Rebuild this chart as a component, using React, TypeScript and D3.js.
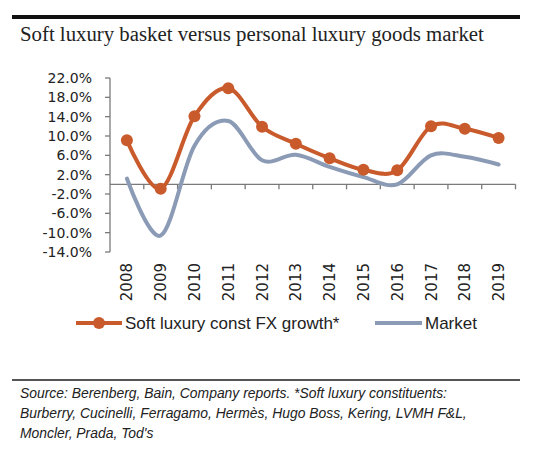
import React from "react";
import * as d3 from "d3";

const years = ["2008","2009","2010","2011","2012","2013","2014","2015","2016","2017","2018","2019"];
const softLuxury = [9.1, -0.9, 14.1, 19.9, 11.9, 8.4, 5.4, 3.0, 2.9, 12.0, 11.5, 9.6];
const market = [1.2, -10.6, 8.0, 13.1, 5.0, 6.1, 3.6, 1.5, 0.0, 6.0, 5.7, 4.1];
const yTicks = [22, 18, 14, 10, 6, 2, -2, -6, -10, -14];
const title = "Soft luxury basket versus personal luxury goods market";
const legendLabels = ["Soft luxury const FX growth*", "Market"];
const footnote = [
  "Source: Berenberg, Bain, Company reports. *Soft luxury constituents:",
  "Burberry, Cucinelli, Ferragamo, Hermès, Hugo Boss, Kering, LVMH F&L,",
  "Moncler, Prada, Tod's",
];

const ORANGE = "#C95A2C";
const BLUE = "#8B9BB6";
const AXIS = "#7a7a7a";

export default function App() {
  const W = 560, H = 449;
  const x = d3.scaleBand<string>().domain(years).range([110, 515.5]).padding(0);
  const y = d3.scaleLinear().domain([-14, 22]).range([252, 78]);
  const cx = (yr: string) => (x(yr) as number) + x.bandwidth() / 2;

  const line = d3
    .line<number>()
    .x((_, i) => cx(years[i]))
    .y((d) => y(d))
    .curve(d3.curveCardinal.tension(0));

  const sans = "'Liberation Sans', Arial, sans-serif";
  const tickFont = "'DejaVu Sans', sans-serif";

  return (
    <svg width={W} height={H} style={{ position: "absolute", left: 0, top: 0, background: "#fff" }}>
      <rect x={12} y={15} width={508} height={4} fill="#111" />
      <text x={20} y={41} fontFamily="'Liberation Serif', 'DejaVu Serif', serif" fontSize={20.8} fill="#222">
        {title}
      </text>

      {/* y axis */}
      <line x1={110} x2={110} y1={y(22)} y2={y(-14)} stroke={AXIS} strokeWidth={1.3} />
      {yTicks.map((t) => (
        <g key={t}>
          <line x1={105} x2={110} y1={y(t)} y2={y(t)} stroke={AXIS} strokeWidth={1.3} />
          <text x={92} y={y(t)} dy="0.36em" textAnchor="end" fontFamily={tickFont} fontSize={14} fill="#222">
            {t.toFixed(1) + "%"}
          </text>
        </g>
      ))}

      {/* x axis at zero */}
      <line x1={110} x2={515.5} y1={y(0)} y2={y(0)} stroke={AXIS} strokeWidth={1.3} />
      {years.map((yr) => (
        <line key={"t" + yr} x1={(x(yr) as number) + x.bandwidth()} x2={(x(yr) as number) + x.bandwidth()} y1={y(0)} y2={y(0) + 5} stroke={AXIS} strokeWidth={1.3} />
      ))}
      {years.map((yr) => (
        <text key={"l" + yr} transform={`translate(${cx(yr) + 5.5},263) rotate(-90)`} textAnchor="end" fontFamily={tickFont} fontSize={15} fill="#222">
          {yr}
        </text>
      ))}

      {/* series */}
      <path d={line(market) || ""} fill="none" stroke={BLUE} strokeWidth={4} strokeLinecap="round" />
      <path d={line(softLuxury) || ""} fill="none" stroke={ORANGE} strokeWidth={4} strokeLinecap="round" />
      {softLuxury.map((v, i) => (
        <circle key={"c" + i} cx={cx(years[i])} cy={y(v)} r={6} fill={ORANGE} />
      ))}

      {/* legend */}
      <line x1={76} x2={122} y1={323} y2={323} stroke={ORANGE} strokeWidth={4} />
      <circle cx={99} cy={323} r={6} fill={ORANGE} />
      <text x={125} y={323} dy="0.35em" fontFamily={sans} fontSize={17} fill="#222">{legendLabels[0]}</text>
      <line x1={375} x2={422} y1={323} y2={323} stroke={BLUE} strokeWidth={4} />
      <text x={425} y={323} dy="0.35em" fontFamily={sans} fontSize={17} fill="#222">{legendLabels[1]}</text>

      {/* footnote */}
      <rect x={12} y={379} width={508} height={2} fill="#555" />
      {footnote.map((t, i) => (
        <text key={"f" + i} x={20} y={398 + i * 20} fontFamily={sans} fontStyle="italic" fontSize={13.9} fill="#222">
          {t}
        </text>
      ))}
    </svg>
  );
}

= = = = =

**EXERCISE DETAILS**
Write out again every line above exactly as given; the pictures do not belong in the copy.

**ANSWER TO THE EXERCISE**
Rebuild this chart as a component, using React, TypeScript and D3.js.
import React from "react";
import * as d3 from "d3";

const years = ["2008","2009","2010","2011","2012","2013","2014","2015","2016","2017","2018","2019"];
const softLuxury = [9.1, -0.9, 14.1, 19.9, 11.9, 8.4, 5.4, 3.0, 2.9, 12.0, 11.5, 9.6];
const market = [1.2, -10.6, 8.0, 13.1, 5.0, 6.1, 3.6, 1.5, 0.0, 6.0, 5.7, 4.1];
const yTicks = [22, 18, 14, 10, 6, 2, -2, -6, -10, -14];
const title = "Soft luxury basket versus personal luxury goods market";
const legendLabels = ["Soft luxury const FX growth*", "Market"];
const footnote = [
  "Source: Berenberg, Bain, Company reports. *Soft luxury constituents:",
  "Burberry, Cucinelli, Ferragamo, Hermès, Hugo Boss, Kering, LVMH F&L,",
  "Moncler, Prada, Tod's",
];

const ORANGE = "#C95A2C";
const BLUE = "#8B9BB6";
const AXIS = "#7a7a7a";

export default function App() {
  const W = 560, H = 449;
  const x = d3.scaleBand<string>().domain(years).range([110, 515.5]).padding(0);
  const y = d3.scaleLinear().domain([-14, 22]).range([252, 78]);
  const cx = (yr: string) => (x(yr) as number) + x.bandwidth() / 2;

  const line = d3
    .line<number>()
    .x((_, i) => cx(years[i]))
    .y((d) => y(d))
    .curve(d3.curveCardinal.tension(0));

  const sans = "'Liberation Sans', Arial, sans-serif";
  const tickFont = "'DejaVu Sans', sans-serif";

  return (
    <svg width={W} height={H} style={{ position: "absolute", left: 0, top: 0, background: "#fff" }}>
      <rect x={12} y={15} width={508} height={4} fill="#111" />
      <text x={20} y={41} fontFamily="'Liberation Serif', 'DejaVu Serif', serif" fontSize={20.8} fill="#222">
        {title}
      </text>

      {/* y axis */}
      <line x1={110} x2={110} y1={y(22)} y2={y(-14)} stroke={AXIS} strokeWidth={1.3} />
      {yTicks.map((t) => (
        <g key={t}>
          <line x1={105} x2={110} y1={y(t)} y2={y(t)} stroke={AXIS} strokeWidth={1.3} />
          <text x={92} y={y(t)} dy="0.36em" textAnchor="end" fontFamily={tickFont} fontSize={14} fill="#222">
            {t.toFixed(1) + "%"}
          </text>
        </g>
      ))}

      {/* x axis at zero */}
      <line x1={110} x2={515.5} y1={y(0)} y2={y(0)} stroke={AXIS} strokeWidth={1.3} />
      {years.map((yr) => (
        <line key={"t" + yr} x1={(x(yr) as number) + x.bandwidth()} x2={(x(yr) as number) + x.bandwidth()} y1={y(0)} y2={y(0) + 5} stroke={AXIS} strokeWidth={1.3} />
      ))}
      {years.map((yr) => (
        <text key={"l" + yr} transform={`translate(${cx(yr) + 5.5},263) rotate(-90)`} textAnchor="end" fontFamily={tickFont} fontSize={15} fill="#222">
          {yr}
        </text>
      ))}

      {/* series */}
      <path d={line(market) || ""} fill="none" stroke={BLUE} strokeWidth={4} strokeLinecap="round" />
      <path d={line(softLuxury) || ""} fill="none" stroke={ORANGE} strokeWidth={4} strokeLinecap="round" />
      {softLuxury.map((v, i) => (
        <circle key={"c" + i} cx={cx(years[i])} cy={y(v)} r={6} fill={ORANGE} />
      ))}

      {/* legend */}
      <line x1={76} x2={122} y1={323} y2={323} stroke={ORANGE} strokeWidth={4} />
      <circle cx={99} cy={323} r={6} fill={ORANGE} />
      <text x={125} y={323} dy="0.35em" fontFamily={sans} fontSize={17} fill="#222">{legendLabels[0]}</text>
      <line x1={375} x2={422} y1={323} y2={323} stroke={BLUE} strokeWidth={4} />
      <text x={425} y={323} dy="0.35em" fontFamily={sans} fontSize={17} fill="#222">{legendLabels[1]}</text>

      {/* footnote */}
      <rect x={12} y={379} width={508} height={2} fill="#555" />
      {footnote.map((t, i) => (
        <text key={"f" + i} x={20} y={398 + i * 20} fontFamily={sans} fontStyle="italic" fontSize={13.9} fill="#222">
          {t}
        </text>
      ))}
    </svg>
  );
}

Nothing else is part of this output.